除了考虑中心像素左右邻近的像素值，还考虑了其对角的领域像素。

4.3.2 Roberts:

$G_{x}=\left[\begin{array}{cc} 0 & 1 \\ -1 & 0 \end{array}\right] \quad G_{y}=\left[\begin{array}{cc} 1 & 0 \\ 0 & -1 \end{array}\right]$

$G_x$用于检测135°的边缘，$G_y$用于检测45°的边缘。

5. Canny edge detector

This is probably the most widely used edge detector in computer vision

5.1 Derivative of Gaussian filter

$\frac{d}{d x}(f * g)=f * \frac{d}{d x} g$

对于高斯平滑核而言所有元素都是正的，对于高斯偏导核而言有可能存在非正的元素。
对于高斯平滑核而言，其元素之和为1；对于高斯偏导核而言，其所有元素之和为0（奇函数）。

5.2 Problems of Gaussian filter

5.2.3 细节过多

我们可以发现高斯偏导核可能检测出许多我们不需要的细节。所以我们尝试将高斯偏导核的结果再输入一个阈值核（Tresholdingb Kernel），滤去不用的边缘。

5.2.4 边缘过粗

这是因为，我们原本的边缘取的是梯度的最大值，但是阈值的方法取的是阈值以上的整个部分。

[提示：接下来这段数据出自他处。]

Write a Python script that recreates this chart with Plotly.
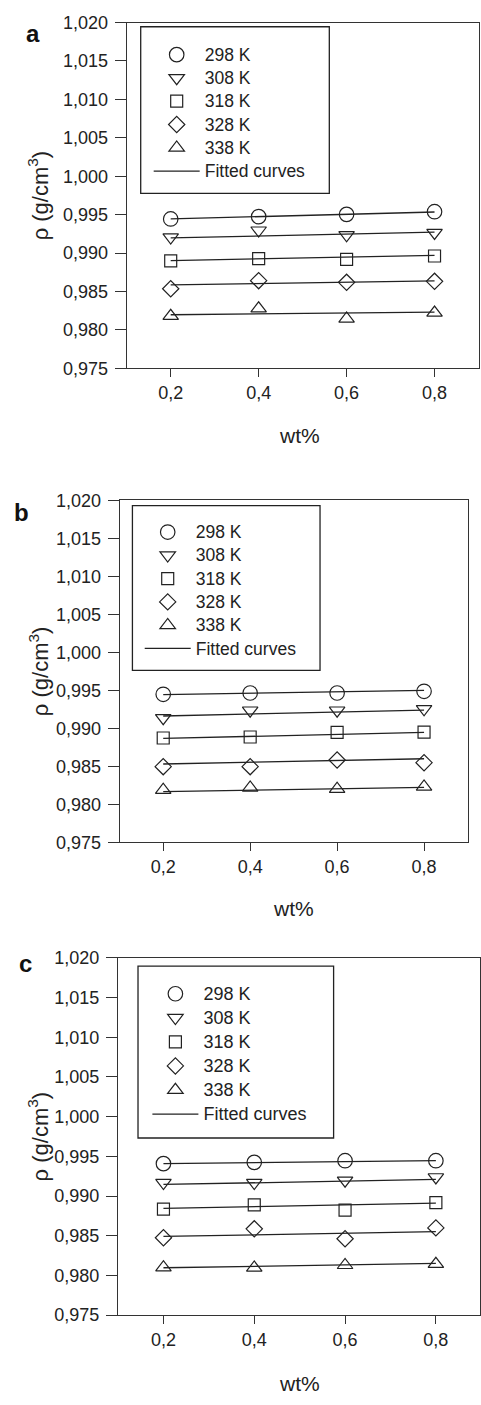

5.2.5 Non-maximum suppression

为了解决边缘过粗的问题，我们可以采用Non-maximum的方法：

沿着边缘的梯度方向，每次记录邻近像素最大的一个值，一般地，如果当前像素梯度方向不存在邻近像素，则考虑用像素插值地方法，充当其邻近像素。最终使得整个边缘的宽度为1

5.2.6 边缘消失（FN problem）

5.2.7 Hysteresis thresholding

Avoid streaking near threshold value 避免在阈值附近的边缘丢失
Define two thresholds: Low and High
- If less than Low, not an edge
- If greater than High, strong edge
- If between Low and High, weak edge

首先能够检测出强边缘的像素，以及弱边缘的像素：
接着，我们让强边缘的像素不断与周围像素进行比较，总是取最接近的邻居进行延申；同理，弱边缘也进行延申，若强边缘最终可以和强边缘连接起来，则保留该弱边缘，反之则忽略该弱边缘。

5.3 Summary

Filter image with 𝑥,𝑦derivatives of Gaussian 使用x,y方向的高斯偏导核进行滤波
Find magnitude and orientation of gradient 找到边缘的梯度大小以及梯度方向
Non maximum suppression:
- Thin multi pixel wide ridges down to single pixel width 将多像素的边缘降至单像素
Thresholding and linking (hysteresis): 设置高低阈值，滤去不必要的细节同时，保留阈值附近及以上的边缘
- Define two thresholds: low and high
- Use the high threshold to start edge curves and the low threshold to continue them

5.4 Effect of $\sigma$ Gaussian kernel spread/size)

$\sigma$越小，窗口越小（由于$3\sigma$原则），能检测出更多的细节，适合人脸检测；
$\sigma$越大，窗口越大（由于$3\sigma$原则），能检测出更少的细节，更注重整体轮廓，适合行人检测。

5.4 Concluding remarks

Advantages:
- Conceptually simple. 概念简单
- Easy implementation 易于实施
- Handles missing and occluded data very gracefully. 易于解决缺失值
- Can be adapted to many types of forms, not just lines 可以适应多种形式
Disadvantages:
- Computationally complex for objects with many parameters. 参数过多，计算复杂
- Looks for only one single type of object
- Can be “fooled” by “apparent lines”. 可能被“明显的线条”迷惑，比如共线
- The length and the position of a line segment cannot be determined.
- Co linear line segments cannot be separated.